---- ENTRIES

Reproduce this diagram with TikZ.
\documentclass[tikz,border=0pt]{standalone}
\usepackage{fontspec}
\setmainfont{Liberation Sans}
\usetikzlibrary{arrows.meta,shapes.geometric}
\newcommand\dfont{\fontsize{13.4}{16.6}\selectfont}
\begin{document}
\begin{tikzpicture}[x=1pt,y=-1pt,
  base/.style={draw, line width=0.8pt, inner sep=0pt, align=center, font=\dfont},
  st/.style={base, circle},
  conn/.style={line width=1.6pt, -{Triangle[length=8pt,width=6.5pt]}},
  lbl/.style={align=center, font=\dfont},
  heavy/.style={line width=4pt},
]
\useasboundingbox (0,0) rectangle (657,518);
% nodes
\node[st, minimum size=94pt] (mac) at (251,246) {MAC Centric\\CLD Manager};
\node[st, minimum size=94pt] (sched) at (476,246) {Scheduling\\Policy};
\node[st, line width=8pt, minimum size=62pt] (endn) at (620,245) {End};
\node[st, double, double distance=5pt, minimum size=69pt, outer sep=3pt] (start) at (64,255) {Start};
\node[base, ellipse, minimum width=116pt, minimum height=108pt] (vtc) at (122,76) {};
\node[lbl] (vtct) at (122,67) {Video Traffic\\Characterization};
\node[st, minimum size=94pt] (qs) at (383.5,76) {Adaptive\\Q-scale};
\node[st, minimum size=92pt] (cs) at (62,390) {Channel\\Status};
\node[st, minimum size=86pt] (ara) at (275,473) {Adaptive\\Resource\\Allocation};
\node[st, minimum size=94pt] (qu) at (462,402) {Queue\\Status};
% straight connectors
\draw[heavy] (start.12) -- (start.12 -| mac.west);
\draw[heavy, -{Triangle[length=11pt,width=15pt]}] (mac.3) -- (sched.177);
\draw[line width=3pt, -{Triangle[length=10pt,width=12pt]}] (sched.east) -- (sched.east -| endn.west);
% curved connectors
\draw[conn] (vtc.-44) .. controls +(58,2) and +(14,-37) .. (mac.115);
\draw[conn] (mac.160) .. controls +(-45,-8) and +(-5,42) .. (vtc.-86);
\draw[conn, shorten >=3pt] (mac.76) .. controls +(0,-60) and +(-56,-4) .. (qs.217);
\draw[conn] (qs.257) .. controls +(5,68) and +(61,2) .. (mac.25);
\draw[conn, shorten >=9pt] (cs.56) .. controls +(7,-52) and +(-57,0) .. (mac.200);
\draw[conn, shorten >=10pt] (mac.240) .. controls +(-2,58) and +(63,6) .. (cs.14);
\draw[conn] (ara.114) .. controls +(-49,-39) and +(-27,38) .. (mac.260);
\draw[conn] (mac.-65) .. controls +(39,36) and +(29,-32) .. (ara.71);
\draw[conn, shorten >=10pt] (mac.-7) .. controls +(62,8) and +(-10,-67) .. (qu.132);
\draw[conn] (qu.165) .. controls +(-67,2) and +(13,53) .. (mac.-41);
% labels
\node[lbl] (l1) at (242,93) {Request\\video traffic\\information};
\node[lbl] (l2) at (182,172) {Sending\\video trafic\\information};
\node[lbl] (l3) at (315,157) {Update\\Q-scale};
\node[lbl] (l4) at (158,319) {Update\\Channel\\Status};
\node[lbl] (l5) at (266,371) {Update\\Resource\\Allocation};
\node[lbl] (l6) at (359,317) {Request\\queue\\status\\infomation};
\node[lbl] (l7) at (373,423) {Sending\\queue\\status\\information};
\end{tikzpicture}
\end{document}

--------
---- ENTRIES

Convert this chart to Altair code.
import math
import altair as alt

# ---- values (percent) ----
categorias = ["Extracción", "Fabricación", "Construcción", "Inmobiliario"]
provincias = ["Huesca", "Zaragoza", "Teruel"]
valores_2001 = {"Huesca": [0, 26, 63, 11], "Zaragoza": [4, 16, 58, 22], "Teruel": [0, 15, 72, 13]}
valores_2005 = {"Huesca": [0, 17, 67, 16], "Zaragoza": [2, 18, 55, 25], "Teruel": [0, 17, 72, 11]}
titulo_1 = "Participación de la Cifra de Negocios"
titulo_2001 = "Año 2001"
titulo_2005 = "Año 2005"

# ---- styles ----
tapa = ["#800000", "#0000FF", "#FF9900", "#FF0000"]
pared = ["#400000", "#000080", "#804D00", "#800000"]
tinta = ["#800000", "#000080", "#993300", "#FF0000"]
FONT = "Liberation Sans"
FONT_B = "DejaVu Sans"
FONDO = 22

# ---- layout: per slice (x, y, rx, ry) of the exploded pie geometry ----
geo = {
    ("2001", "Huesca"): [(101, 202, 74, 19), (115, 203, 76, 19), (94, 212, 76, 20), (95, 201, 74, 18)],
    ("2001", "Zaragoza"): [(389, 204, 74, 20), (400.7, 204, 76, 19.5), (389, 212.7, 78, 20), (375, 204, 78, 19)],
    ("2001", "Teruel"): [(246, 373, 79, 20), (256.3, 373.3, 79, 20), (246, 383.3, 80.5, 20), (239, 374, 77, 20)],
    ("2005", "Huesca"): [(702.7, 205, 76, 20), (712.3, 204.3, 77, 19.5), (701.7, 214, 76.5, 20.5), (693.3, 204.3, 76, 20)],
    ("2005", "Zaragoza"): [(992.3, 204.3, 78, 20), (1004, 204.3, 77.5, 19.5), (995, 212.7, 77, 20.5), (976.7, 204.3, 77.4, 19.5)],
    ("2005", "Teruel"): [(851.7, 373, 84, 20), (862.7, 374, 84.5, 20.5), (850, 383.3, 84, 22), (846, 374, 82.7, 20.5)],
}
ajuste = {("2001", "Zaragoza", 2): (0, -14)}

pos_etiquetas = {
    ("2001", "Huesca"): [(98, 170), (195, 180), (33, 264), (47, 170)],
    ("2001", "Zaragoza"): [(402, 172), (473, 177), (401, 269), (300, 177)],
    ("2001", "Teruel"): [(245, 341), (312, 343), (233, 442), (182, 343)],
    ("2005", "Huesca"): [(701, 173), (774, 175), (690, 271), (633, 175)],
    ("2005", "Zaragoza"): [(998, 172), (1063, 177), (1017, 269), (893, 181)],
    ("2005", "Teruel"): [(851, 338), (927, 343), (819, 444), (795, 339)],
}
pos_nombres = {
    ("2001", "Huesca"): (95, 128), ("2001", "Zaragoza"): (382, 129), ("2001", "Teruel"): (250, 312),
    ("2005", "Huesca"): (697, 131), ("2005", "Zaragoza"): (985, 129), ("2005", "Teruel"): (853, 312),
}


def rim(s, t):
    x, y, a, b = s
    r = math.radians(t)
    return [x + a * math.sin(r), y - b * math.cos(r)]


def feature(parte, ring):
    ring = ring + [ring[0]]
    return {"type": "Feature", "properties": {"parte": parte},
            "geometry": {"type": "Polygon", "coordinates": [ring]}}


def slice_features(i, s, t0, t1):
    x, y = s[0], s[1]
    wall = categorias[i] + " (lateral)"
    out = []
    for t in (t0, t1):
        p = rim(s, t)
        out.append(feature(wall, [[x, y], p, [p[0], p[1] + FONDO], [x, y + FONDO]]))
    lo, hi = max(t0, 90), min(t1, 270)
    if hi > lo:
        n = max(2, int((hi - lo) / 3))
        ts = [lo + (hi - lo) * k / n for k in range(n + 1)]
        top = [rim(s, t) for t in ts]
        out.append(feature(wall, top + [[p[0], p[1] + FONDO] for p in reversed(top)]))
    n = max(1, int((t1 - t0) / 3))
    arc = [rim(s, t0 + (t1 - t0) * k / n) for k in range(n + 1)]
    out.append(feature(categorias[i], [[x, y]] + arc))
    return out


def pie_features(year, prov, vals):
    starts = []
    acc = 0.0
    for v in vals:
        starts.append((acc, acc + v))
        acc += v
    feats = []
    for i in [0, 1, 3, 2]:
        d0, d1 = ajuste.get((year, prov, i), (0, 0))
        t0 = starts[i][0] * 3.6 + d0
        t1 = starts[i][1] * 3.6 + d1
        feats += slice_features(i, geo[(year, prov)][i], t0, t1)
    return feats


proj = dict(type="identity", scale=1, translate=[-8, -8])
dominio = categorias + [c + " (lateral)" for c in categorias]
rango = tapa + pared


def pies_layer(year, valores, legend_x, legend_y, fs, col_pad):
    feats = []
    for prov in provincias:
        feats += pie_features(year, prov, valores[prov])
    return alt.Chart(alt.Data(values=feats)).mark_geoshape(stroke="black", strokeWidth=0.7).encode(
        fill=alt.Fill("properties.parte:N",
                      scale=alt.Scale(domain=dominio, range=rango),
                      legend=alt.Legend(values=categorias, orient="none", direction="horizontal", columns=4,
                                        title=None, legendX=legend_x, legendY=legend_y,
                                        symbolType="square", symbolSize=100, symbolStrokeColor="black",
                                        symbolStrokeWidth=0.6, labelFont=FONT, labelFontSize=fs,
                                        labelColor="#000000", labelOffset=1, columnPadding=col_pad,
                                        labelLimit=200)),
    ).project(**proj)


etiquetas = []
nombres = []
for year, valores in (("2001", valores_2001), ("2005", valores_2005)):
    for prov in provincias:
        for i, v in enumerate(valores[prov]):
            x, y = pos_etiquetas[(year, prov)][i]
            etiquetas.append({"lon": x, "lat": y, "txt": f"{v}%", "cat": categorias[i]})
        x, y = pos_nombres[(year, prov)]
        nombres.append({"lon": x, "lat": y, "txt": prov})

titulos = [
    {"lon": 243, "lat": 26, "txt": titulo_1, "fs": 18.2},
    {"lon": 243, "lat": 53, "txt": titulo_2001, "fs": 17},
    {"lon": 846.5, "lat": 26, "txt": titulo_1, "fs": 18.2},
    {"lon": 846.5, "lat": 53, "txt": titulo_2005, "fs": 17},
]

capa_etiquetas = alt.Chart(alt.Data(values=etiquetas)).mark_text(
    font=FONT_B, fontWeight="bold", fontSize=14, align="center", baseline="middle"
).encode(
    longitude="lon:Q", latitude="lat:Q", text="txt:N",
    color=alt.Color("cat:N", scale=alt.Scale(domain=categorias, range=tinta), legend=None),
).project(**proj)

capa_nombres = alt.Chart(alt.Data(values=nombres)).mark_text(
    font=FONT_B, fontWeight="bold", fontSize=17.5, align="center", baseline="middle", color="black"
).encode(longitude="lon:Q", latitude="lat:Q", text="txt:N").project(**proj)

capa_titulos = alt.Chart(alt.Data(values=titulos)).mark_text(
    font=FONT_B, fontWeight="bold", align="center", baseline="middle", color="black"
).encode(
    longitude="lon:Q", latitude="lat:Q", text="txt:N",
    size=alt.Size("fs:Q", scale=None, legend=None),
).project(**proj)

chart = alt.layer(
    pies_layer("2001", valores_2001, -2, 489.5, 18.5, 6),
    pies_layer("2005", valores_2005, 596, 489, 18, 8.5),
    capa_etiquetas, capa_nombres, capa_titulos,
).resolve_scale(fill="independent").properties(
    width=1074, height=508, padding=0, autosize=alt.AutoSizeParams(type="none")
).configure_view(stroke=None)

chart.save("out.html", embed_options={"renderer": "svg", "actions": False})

--------

PROBLEM DESCRIPTION >> Nothing outside the span should appear: copy exactly from the line with "Convert this chart to Altair code." through the line with "import altair as alt".

REPLY >>
Convert this chart to Altair code.
import math
import altair as alt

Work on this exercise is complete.